After a couple of months' hiatus, I'm back and with heaps to talk about!

This week's dispatch is provoked by the work I've been doing with a few different clients around 'rebooting' their strategy. I reckon now is a great time for leaders to be thinking very differently about how they launch any kind of strategy in their organisation. (Spoiler alert: it might not even include the word strategy!)

I then share some exciting news about the launch of my new online program, Building Teams that Hum, following on from the success of last year's pilot program. 

Okay, let's get into it…

“We need to cascade our strategy through the organisation.”

You’ve probably heard the expression used many times before. 

I used to think it was a great metaphor. The word “cascade” reminds me of a waterfall. A waterfall doesn’t work if the water doesn’t get to the bottom. Same for an organisation’s strategy, right? Its inception might happen at the top - the senior leadership team, for example - but it only comes into existence once it makes a splash at the ‘bottom’ i.e. the frontline of the business.

Just one problem, though. Organisations don’t flow according to the laws of gravity… despite our efforts through the creation of hierarchy and chains of command. 

Ultimately, the waterfall/cascading metaphor has a bit of a “top-down bias” going on. Quite possibly, so too do leaders who use this language. 

The most successful strategies aren’t the ones that look good on paper, and have a clear “comms plan”. They are the ones that take hold in the hearts and minds of an organisation’s people. These are the strategies around which people are fiercely aligned. To which people feel closely connected, and for which they are compelled to care.

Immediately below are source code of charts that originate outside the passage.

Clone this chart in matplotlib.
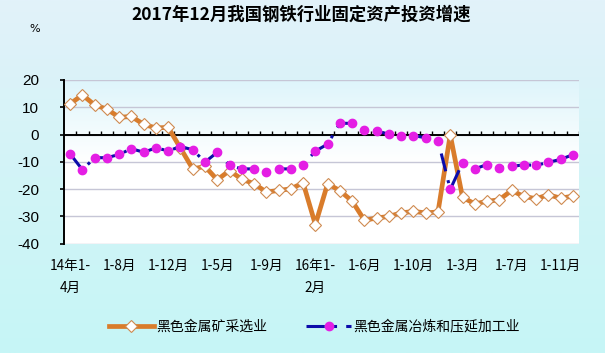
import numpy as np
import matplotlib
matplotlib.use("Agg")
import matplotlib.pyplot as plt
from matplotlib.colors import LinearSegmentedColormap

plt.rcParams['font.family'] = ['Noto Sans CJK SC', 'DejaVu Sans']
plt.rcParams['axes.unicode_minus'] = False

title = "2017年12月我国钢铁行业固定资产投资增速"
name_mining = "黑色金属矿采选业"
name_smelting = "黑色金属冶炼和压延加工业"

# monthly cumulative growth, 2014 1-4月 .. 2017 1-12月 (%)
mining = [11.2, 14.5, 10.8, 9.3, 6.3, 6.6, 3.7, 2.4, 2.6,
          -5.0, -12.6, -11.7, -16.6, -13.2, -16.4, -18.0, -21.1, -20.5, -19.9, -17.7,
          -33.0, -18.0, -20.6, -24.4, -31.4, -30.6, -30.0, -28.7, -28.2, -28.7, -28.4,
          -0.1, -23.0, -25.4, -24.5, -23.9, -20.5, -22.7, -23.5, -22.1, -23.3, -22.6]
smelting = [-7.1, -12.9, -8.5, -8.5, -7.3, -5.2, -6.5, -4.9, -6.0,
            -4.4, -5.6, -10.1, -6.5, -11.3, -12.6, -12.6, -13.6, -12.6, -12.6, -11.1,
            -6.1, -3.5, 4.1, 4.1, 1.8, 1.1, 0.2, -0.7, -0.4, -1.2, -2.2,
            -20.1, -10.4, -12.6, -11.0, -12.2, -11.7, -11.1, -11.3, -10.2, -9.1, -7.4]
tick_labels = ['14年1-\n4月', '1-8月', '1-12月', '1-5月', '1-9月', '16年1-\n2月',
               '1-6月', '1-10月', '1-3月', '1-7月', '1-11月']
y_ticks = [-40, -30, -20, -10, 0, 10, 20]

x = np.arange(len(mining))

fig = plt.figure(figsize=(6.05, 3.53), dpi=100)

# figure background gradient
bg = fig.add_axes([0, 0, 1, 1], zorder=-10)
bg_cmap = LinearSegmentedColormap.from_list('bg', ['#c6f6f6', '#d2f4f7', '#e2f2fa'])
bg.imshow(np.linspace(0, 1, 256).reshape(-1, 1), cmap=bg_cmap, aspect='auto',
          origin='lower', extent=[0, 1, 0, 1])
bg.axis('off')

ax = fig.add_axes([64 / 605, 1 - 243.7 / 353, 515 / 605, 163.8 / 353])
ax.set_facecolor('none')
plot_cmap = LinearSegmentedColormap.from_list('pl', ['#ffffff', '#ffffff', '#def5fb'])
ax.imshow(np.linspace(0, 1, 256).reshape(-1, 1), cmap=plot_cmap, aspect='auto',
          origin='lower', extent=[0, 1, 0, 1], transform=ax.transAxes, zorder=0)

ax.plot(x, mining, color='#d97c2b', lw=3.4, marker='D', markersize=6,
        markerfacecolor='white', markeredgecolor='#cf8a50', markeredgewidth=0.8,
        label=name_mining, zorder=3)
ax.plot(x, smelting, color='#0c0caa', lw=2.2, linestyle=(0, (6, 3, 1, 3)),
        marker='o', markersize=6, markerfacecolor='#e41ee4', markeredgecolor='#e41ee4',
        label=name_smelting, zorder=4)

ax.set_xlim(-0.5, len(mining) - 0.5)
ax.set_ylim(-40, 20)
ax.set_yticks(y_ticks)
ax.set_yticklabels([str(v) for v in y_ticks], fontsize=11, family='Liberation Sans')
ax.yaxis.grid(True, color='#c6c6d6', lw=1, zorder=1)
ax.set_axisbelow(True)
ax.tick_params(axis='y', direction='out', length=3, width=1.2, pad=15)

ax.set_xticks(x[::4])
ax.set_xticklabels(tick_labels, fontsize=9.8, linespacing=1.75)
ax.tick_params(axis='x', length=0, pad=11)

for s in ['top', 'right', 'bottom']:
    ax.spines[s].set_visible(False)
ax.spines['left'].set_linewidth(1.4)

# zero line with category ticks
ax.axhline(0, color='black', lw=1.4, zorder=2)
ax.vlines(np.arange(0.5, len(mining), 1), 0, 1.4, color='black', lw=1, zorder=2)

fig.text(0.497, 0.958, title, fontsize=12.5, fontweight='bold', ha='center', va='center')
fig.text(0.058, 0.918, '%', fontsize=8, ha='center', va='center', family='DejaVu Sans')

fig.legend(loc='center', bbox_to_anchor=(0.52, 0.075), ncol=2, frameon=False,
           fontsize=10, handlelength=3.2, columnspacing=2.8, handletextpad=0.2)

fig.savefig('out.png', dpi=100)
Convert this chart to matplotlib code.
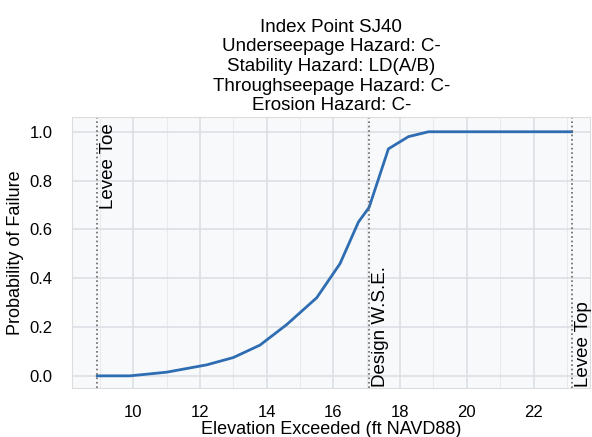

Bringing your strategy to life in this way depends on something very different from a top-down mindset. Instead, it calls for a mindset of collective success - which asks its leaders to start conversations that cultivate, not just cascade.

This means talking about your strategy not as a corporate necessity, but instead as an evocative story that binds everyone together. It might help not to talk about a “strategy” - a term that’s been well and truly corporatised and zombified - but something more evocative instead. I like collective mission or shared ambition.

As with any good story, your audience needs to be able to see themselves in it before they can embrace it as their own. How am I a part of our collective mission? How do I contribute, and what difference do I make? How connected do I feel to the other heroes of the story?

Perhaps now’s a good time to invite you to replace the mental image of a cascading waterfall with a group of people sitting around a campfire. Stoking the fire, toasting marshmallows, sharing stories and - most importantly - creating a very personal and sacred sense of connection to each other.